Peut-être est-ce la similitude du dispositif ( somme toute très classique) qui a fait rassembler dans une même séance le film de Giada Colagrande « Bob Wilson’s Life and Death of Marina Abramovic » et celui de Thierry Teston « La Cité de la Danse ».
Dans les deux documentaires, des entretiens alternent avec des séances de répétitions, de création d’un spectacle, et dressent en filigrane les portraits des personnages.
Dans le premier, les portraits des personnalités exceptionnelles du metteur en scène Robert Wilson, de l’artiste Marina Abramovic, de l’acteur Willem Dafoe et du musicien Antony Hegarty sont dressés, mais dans la perspective du spectacle en création, dans les interactions de ces personnalités pour faire oeuvre.
Dans des entretiens au dispositif simple et conventionnel ( plan poitrine, assis de face), chacun parle de l’autre, ou plutôt du travail de l’autre, du rapport à la création de l’autre. Cela pourrait devenir une série de congratulations croisées et interminables si les images du spectacle ne venaient pas donner corps à ces propos. Et quelles images! Ce n’est pas tant dans celles du film que la magie opère mais plutôt dans celles de la création théatrale elle-même. On connait le soin que Wilson accorde aux moindres des détails : costumes, maquillages, lumières. La réalisatrice a le mérite d’avoir laissé le spectacle parler de lui-même. En cadrant des plans de répétition presque toujours larges mais sans faire apparaître les bords de scène ni les coulisses, elle transforme le spectateur de cinéma en spectateur de théatre (sur un plateau élisabethain).
Alors est-ce une forme de modestie? La conscience d’un dispositif qui laisse la part belle à la création commune de quatre grands artistes? Ou une incapacité à renouveler le genre?
De son côté, Thierry Teston filme des danseurs de hip hop qui se frottent à des chorégraphes contemporains à Surennes pour le 20e anniversaire de son festival de hip hop …..Des premières rencontres à la représentation finale en passant par les répétitions , on assiste à la création. Dans cette progression, des portraits se dessinent dans lesquels on peut se rendre compte, par petites touches, de la manière dont les chorégraphes appréhendent la danse, mais surtout, on fait la rencontre des invdividualités sensibles que sont ces danseurs.

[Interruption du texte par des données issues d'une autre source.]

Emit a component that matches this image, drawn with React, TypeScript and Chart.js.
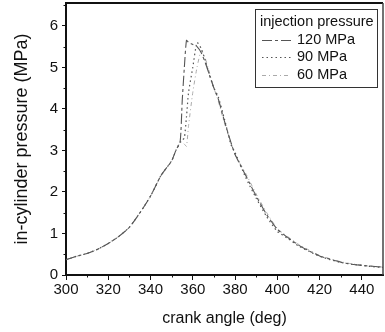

Bien sûr, le motif récurrent de la musique extra diégétique joue sur l’enthousiasme de nos âmes en manque d’exaltation.
Les ralentis extrêmement maîtrisés sur plusieurs danseurs appuient l’aspect performatif de ces corps qui séduisent (voire subjuguent) les gens ordinaires que nous sommes, pour qui s’étirer le matin relève d’une conscience profonde de son corps. A jouer la carte de l’esthétisme, le film de David LaChapelle « Rize » nous emmenait sur ce terrain avec beaucoup de maestria.
Les danseurs émouvants et émus (parfois jusqu’aux larmes) ne peuvent que … nous émouvoir.
Alors faut-il se lamenter du manque d’originalité de l’écriture? ou se réjouir de l’expérience collective vers l’art (de la danse) qui nous est proposée avec son pouvoir cathartique?
Pour ma part, l’octogénaire qui m’a prise à partie à la fin de la projection, les yeux rougis, pouvant à peine prononcer le mot « hip hop », suffit à me faire basculer.